EXERCISE REQUIREMENTS
From the records, pick out and copy each line containing "code".

[Extracted records]

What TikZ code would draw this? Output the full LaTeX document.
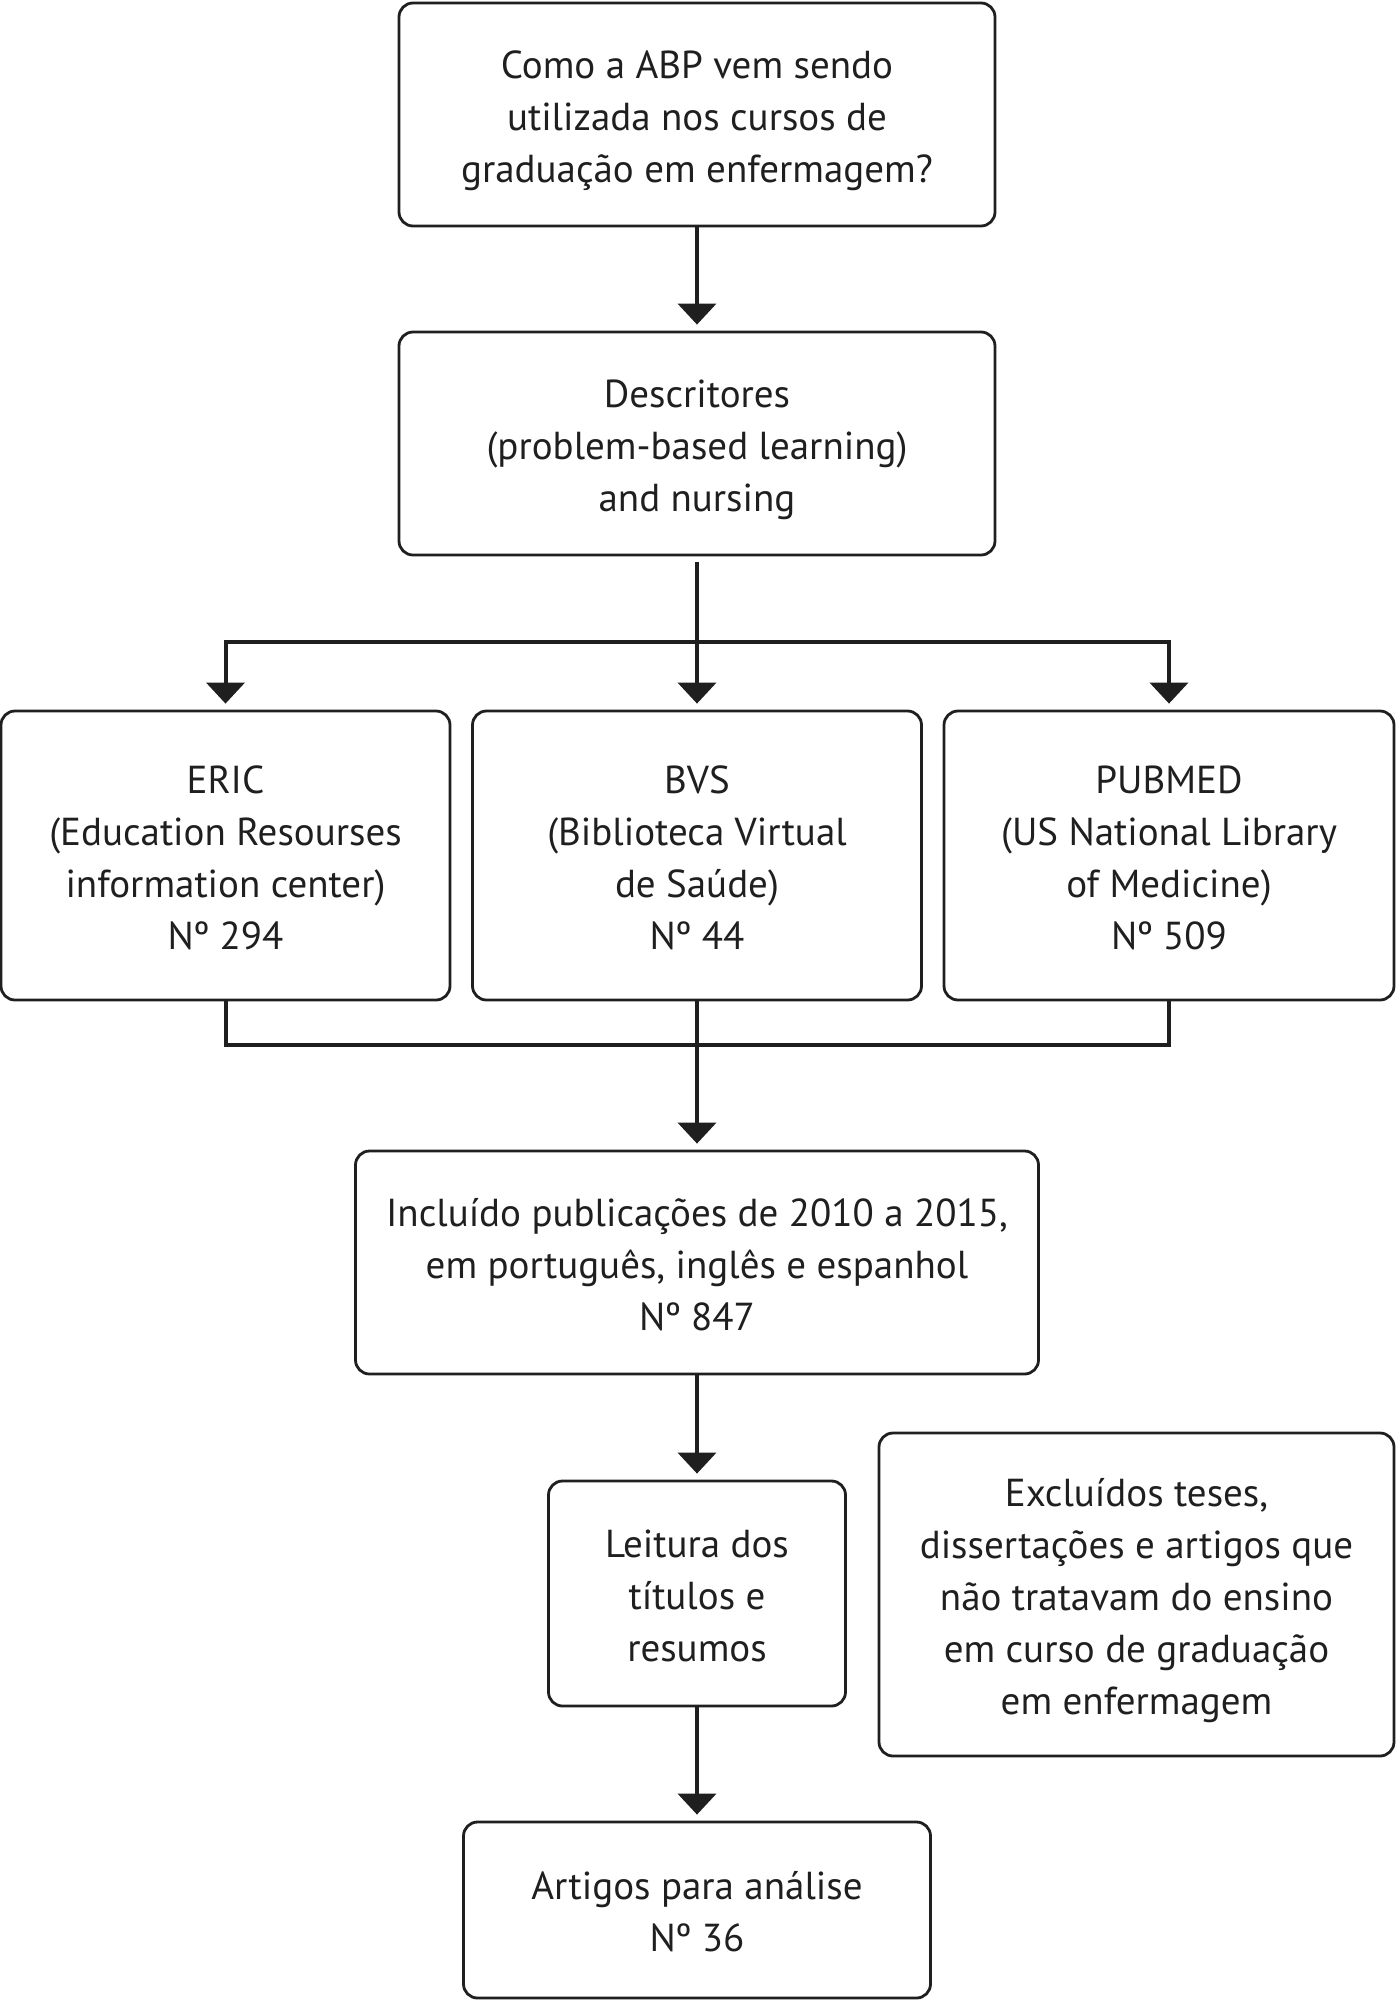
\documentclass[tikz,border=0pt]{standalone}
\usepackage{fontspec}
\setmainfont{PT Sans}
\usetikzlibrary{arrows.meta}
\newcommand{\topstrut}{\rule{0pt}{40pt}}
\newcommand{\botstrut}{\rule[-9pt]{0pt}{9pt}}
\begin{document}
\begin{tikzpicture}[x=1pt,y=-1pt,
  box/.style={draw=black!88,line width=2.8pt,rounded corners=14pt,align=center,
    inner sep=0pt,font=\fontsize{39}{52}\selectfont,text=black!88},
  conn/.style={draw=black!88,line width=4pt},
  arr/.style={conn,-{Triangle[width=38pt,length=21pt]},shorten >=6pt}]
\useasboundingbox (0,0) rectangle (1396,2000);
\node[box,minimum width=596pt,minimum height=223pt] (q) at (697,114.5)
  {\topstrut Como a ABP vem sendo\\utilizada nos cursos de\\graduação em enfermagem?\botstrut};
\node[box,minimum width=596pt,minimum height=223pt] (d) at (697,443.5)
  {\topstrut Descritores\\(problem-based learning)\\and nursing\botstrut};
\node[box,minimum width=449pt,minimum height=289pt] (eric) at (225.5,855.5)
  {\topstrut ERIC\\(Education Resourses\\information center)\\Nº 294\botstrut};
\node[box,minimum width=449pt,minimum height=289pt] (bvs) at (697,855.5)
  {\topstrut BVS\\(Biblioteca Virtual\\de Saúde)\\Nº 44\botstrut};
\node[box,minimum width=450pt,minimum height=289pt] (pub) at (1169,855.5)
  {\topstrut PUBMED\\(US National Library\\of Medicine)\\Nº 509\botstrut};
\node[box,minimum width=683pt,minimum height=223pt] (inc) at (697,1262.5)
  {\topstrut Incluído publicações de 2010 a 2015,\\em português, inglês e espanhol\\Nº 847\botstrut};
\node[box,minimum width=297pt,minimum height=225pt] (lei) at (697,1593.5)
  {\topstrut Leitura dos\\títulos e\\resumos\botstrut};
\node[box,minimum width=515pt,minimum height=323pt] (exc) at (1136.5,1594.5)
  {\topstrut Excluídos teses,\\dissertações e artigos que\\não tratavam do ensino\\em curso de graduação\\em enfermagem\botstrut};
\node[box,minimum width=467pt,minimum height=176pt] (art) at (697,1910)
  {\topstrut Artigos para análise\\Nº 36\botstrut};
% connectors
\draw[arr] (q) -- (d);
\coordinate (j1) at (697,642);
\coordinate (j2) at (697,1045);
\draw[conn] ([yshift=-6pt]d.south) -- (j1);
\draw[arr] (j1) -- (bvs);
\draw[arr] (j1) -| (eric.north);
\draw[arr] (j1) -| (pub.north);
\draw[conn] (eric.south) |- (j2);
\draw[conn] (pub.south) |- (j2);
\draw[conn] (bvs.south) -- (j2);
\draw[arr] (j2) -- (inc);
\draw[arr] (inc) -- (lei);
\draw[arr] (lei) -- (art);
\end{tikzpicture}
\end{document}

...

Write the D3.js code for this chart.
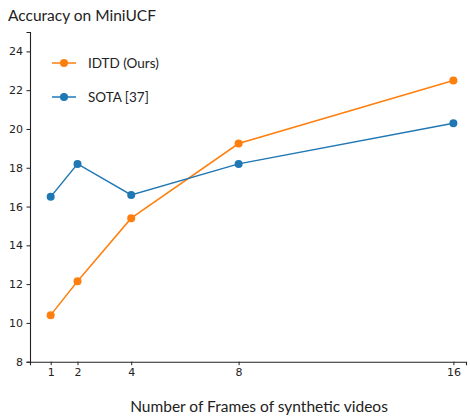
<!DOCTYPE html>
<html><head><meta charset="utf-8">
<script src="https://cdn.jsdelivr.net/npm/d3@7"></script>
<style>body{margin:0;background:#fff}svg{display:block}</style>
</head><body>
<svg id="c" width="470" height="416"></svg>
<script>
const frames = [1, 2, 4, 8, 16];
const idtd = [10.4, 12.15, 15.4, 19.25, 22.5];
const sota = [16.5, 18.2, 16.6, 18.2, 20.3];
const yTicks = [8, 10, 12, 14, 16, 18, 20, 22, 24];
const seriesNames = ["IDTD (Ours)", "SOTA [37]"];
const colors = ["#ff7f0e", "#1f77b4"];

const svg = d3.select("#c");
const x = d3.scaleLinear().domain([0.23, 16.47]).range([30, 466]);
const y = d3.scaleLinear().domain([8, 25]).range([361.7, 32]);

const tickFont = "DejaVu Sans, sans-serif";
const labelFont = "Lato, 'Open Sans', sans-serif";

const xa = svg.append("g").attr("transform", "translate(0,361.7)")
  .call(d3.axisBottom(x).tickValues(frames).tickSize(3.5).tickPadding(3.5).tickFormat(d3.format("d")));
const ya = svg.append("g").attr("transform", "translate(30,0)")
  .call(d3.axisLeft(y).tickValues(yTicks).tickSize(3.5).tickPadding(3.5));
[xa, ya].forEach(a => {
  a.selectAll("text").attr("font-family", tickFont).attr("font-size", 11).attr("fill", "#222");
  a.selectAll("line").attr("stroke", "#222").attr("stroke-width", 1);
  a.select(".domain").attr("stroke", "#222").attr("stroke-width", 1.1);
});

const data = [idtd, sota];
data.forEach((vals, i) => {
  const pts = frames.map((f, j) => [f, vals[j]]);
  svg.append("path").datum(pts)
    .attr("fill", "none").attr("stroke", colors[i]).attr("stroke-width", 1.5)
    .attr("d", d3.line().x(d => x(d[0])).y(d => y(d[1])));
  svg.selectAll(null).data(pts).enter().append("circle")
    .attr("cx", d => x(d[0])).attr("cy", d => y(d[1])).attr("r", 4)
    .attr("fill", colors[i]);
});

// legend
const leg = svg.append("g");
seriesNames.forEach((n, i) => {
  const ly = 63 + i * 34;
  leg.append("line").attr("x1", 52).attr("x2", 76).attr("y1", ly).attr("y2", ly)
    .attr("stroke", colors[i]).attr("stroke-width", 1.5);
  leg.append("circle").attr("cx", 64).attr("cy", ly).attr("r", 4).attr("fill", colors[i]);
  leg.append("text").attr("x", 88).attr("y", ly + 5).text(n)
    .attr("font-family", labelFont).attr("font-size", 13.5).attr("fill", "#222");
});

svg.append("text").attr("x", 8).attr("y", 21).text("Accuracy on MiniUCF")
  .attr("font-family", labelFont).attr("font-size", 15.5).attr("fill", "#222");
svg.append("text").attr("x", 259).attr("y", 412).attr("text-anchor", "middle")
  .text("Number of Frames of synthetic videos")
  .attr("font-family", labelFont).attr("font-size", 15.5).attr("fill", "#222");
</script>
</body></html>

FINAL RESULT
What TikZ code would draw this? Output the full LaTeX document.
Write the D3.js code for this chart.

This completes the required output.